### GIVEN INSTRUCTION:
Drop every picture, then transcribe the remaining data exactly.

### DATA EXTRACT:
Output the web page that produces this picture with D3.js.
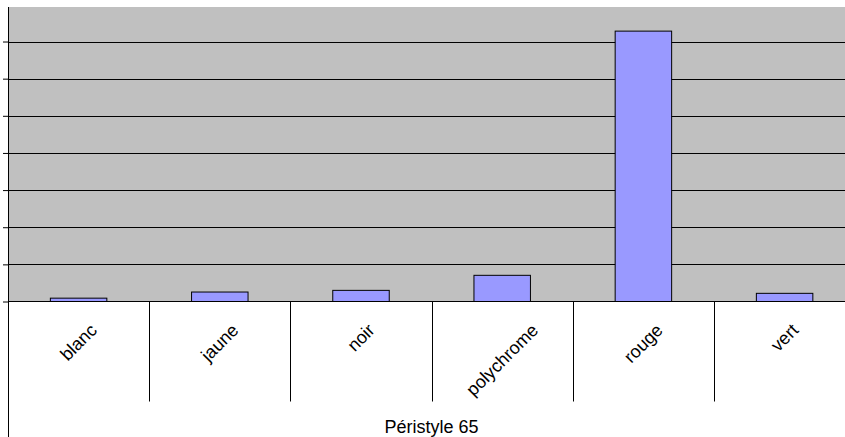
<!DOCTYPE html>
<html><head><meta charset="utf-8">
<script src="https://cdn.jsdelivr.net/npm/d3@7"></script>
<style>body{margin:0;background:#fff}svg{display:block}</style>
</head><body>
<svg id="c" width="845" height="437"></svg>
<script>
const categories = ["blanc","jaune","noir","polychrome","rouge","vert"];
const values = [0.9, 2.55, 3.0, 7.05, 72.8, 2.2];
const groupLabel = "Péristyle 65";
const yTicks = [0,10,20,30,40,50,60,70];

(function(){
const svg = d3.select("#c");
const pL = 8, pR = 855.2, pT = 7, pB = 301.5;
const x = d3.scaleBand().domain(categories).range([pL, pR]).paddingInner(0).paddingOuter(0);
const y = d3.scaleLinear().domain([0, 80]).range([pB, pB - 8*37.14]);
const font = "Liberation Sans, Arial, sans-serif";

svg.append("rect").attr("x", pL).attr("y", pT).attr("width", pR-pL).attr("height", pB-pT).attr("fill", "#c0c0c0");

// gridlines
svg.append("g").selectAll("line").data(yTicks.filter(d=>d>0)).join("line")
  .attr("x1", pL).attr("x2", pR).attr("y1", d=>Math.round(y(d))+0.5).attr("y2", d=>Math.round(y(d))+0.5)
  .attr("stroke", "#000").attr("stroke-width", 1);

// bars
const bw = x.bandwidth()*0.4;
svg.append("g").selectAll("rect").data(categories).join("rect")
  .attr("x", (d)=>x(d)+x.bandwidth()/2-bw/2)
  .attr("y", (d,i)=>y(values[i]))
  .attr("width", bw)
  .attr("height", (d,i)=>y(0)-y(values[i]))
  .attr("fill", "#9999ff").attr("stroke", "#000").attr("stroke-width", 1);

// y axis
const ya = svg.append("g").attr("transform", `translate(${pL},0)`)
  .call(d3.axisLeft(y).tickValues(yTicks).tickSize(5).tickFormat(""));
ya.select(".domain").remove();
ya.selectAll("line").attr("stroke", "#000");
svg.append("line").attr("x1", pL+0.5).attr("x2", pL+0.5).attr("y1", pT).attr("y2", 437).attr("stroke", "#000");
// bottom axis
svg.append("line").attr("x1", pL).attr("x2", pR).attr("y1", pB).attr("y2", pB).attr("stroke", "#000");

// category separators
const seps = categories.slice(1).map(d=>x(d)).concat([pR]);
svg.append("g").selectAll("line").data(seps).join("line")
  .attr("x1", d=>Math.round(d)+0.5).attr("x2", d=>Math.round(d)+0.5)
  .attr("y1", pB).attr("y2", 401.5).attr("stroke", "#000");

// rotated labels
const fs = 18;
const lab = svg.append("g").selectAll("text").data(categories).join("text")
  .attr("font-family", font).attr("font-size", fs).attr("text-anchor", "middle")
  .attr("dominant-baseline", "central").attr("fill", "#000").text(d=>d);
lab.each(function(d){
  const w = this.getComputedTextLength();
  const ext = (w + fs*0.8)*Math.SQRT1_2;
  const cx = x(d)+x.bandwidth()/2;
  const cy = 322 + ext/2;
  d3.select(this).attr("transform", `translate(${cx},${cy}) rotate(-45)`);
});

svg.append("text").attr("x", (pL+pR)/2).attr("y", 432.5).attr("text-anchor", "middle")
  .attr("font-family", font).attr("font-size", fs).attr("fill", "#000").text(groupLabel);
})();
</script>
</body></html>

### EXERCISE SOLUTION:
Output the web page that produces this picture with D3.js.
<!DOCTYPE html>
<html><head><meta charset="utf-8">
<script src="https://cdn.jsdelivr.net/npm/d3@7"></script>
<style>body{margin:0;background:#fff}svg{display:block}</style>
</head><body>
<svg id="c" width="845" height="437"></svg>
<script>
const categories = ["blanc","jaune","noir","polychrome","rouge","vert"];
const values = [0.9, 2.55, 3.0, 7.05, 72.8, 2.2];
const groupLabel = "Péristyle 65";
const yTicks = [0,10,20,30,40,50,60,70];

(function(){
const svg = d3.select("#c");
const pL = 8, pR = 855.2, pT = 7, pB = 301.5;
const x = d3.scaleBand().domain(categories).range([pL, pR]).paddingInner(0).paddingOuter(0);
const y = d3.scaleLinear().domain([0, 80]).range([pB, pB - 8*37.14]);
const font = "Liberation Sans, Arial, sans-serif";

svg.append("rect").attr("x", pL).attr("y", pT).attr("width", pR-pL).attr("height", pB-pT).attr("fill", "#c0c0c0");

// gridlines
svg.append("g").selectAll("line").data(yTicks.filter(d=>d>0)).join("line")
  .attr("x1", pL).attr("x2", pR).attr("y1", d=>Math.round(y(d))+0.5).attr("y2", d=>Math.round(y(d))+0.5)
  .attr("stroke", "#000").attr("stroke-width", 1);

// bars
const bw = x.bandwidth()*0.4;
svg.append("g").selectAll("rect").data(categories).join("rect")
  .attr("x", (d)=>x(d)+x.bandwidth()/2-bw/2)
  .attr("y", (d,i)=>y(values[i]))
  .attr("width", bw)
  .attr("height", (d,i)=>y(0)-y(values[i]))
  .attr("fill", "#9999ff").attr("stroke", "#000").attr("stroke-width", 1);

// y axis
const ya = svg.append("g").attr("transform", `translate(${pL},0)`)
  .call(d3.axisLeft(y).tickValues(yTicks).tickSize(5).tickFormat(""));
ya.select(".domain").remove();
ya.selectAll("line").attr("stroke", "#000");
svg.append("line").attr("x1", pL+0.5).attr("x2", pL+0.5).attr("y1", pT).attr("y2", 437).attr("stroke", "#000");
// bottom axis
svg.append("line").attr("x1", pL).attr("x2", pR).attr("y1", pB).attr("y2", pB).attr("stroke", "#000");

// category separators
const seps = categories.slice(1).map(d=>x(d)).concat([pR]);
svg.append("g").selectAll("line").data(seps).join("line")
  .attr("x1", d=>Math.round(d)+0.5).attr("x2", d=>Math.round(d)+0.5)
  .attr("y1", pB).attr("y2", 401.5).attr("stroke", "#000");

// rotated labels
const fs = 18;
const lab = svg.append("g").selectAll("text").data(categories).join("text")
  .attr("font-family", font).attr("font-size", fs).attr("text-anchor", "middle")
  .attr("dominant-baseline", "central").attr("fill", "#000").text(d=>d);
lab.each(function(d){
  const w = this.getComputedTextLength();
  const ext = (w + fs*0.8)*Math.SQRT1_2;
  const cx = x(d)+x.bandwidth()/2;
  const cy = 322 + ext/2;
  d3.select(this).attr("transform", `translate(${cx},${cy}) rotate(-45)`);
});

svg.append("text").attr("x", (pL+pR)/2).attr("y", 432.5).attr("text-anchor", "middle")
  .attr("font-family", font).attr("font-size", fs).attr("fill", "#000").text(groupLabel);
})();
</script>
</body></html>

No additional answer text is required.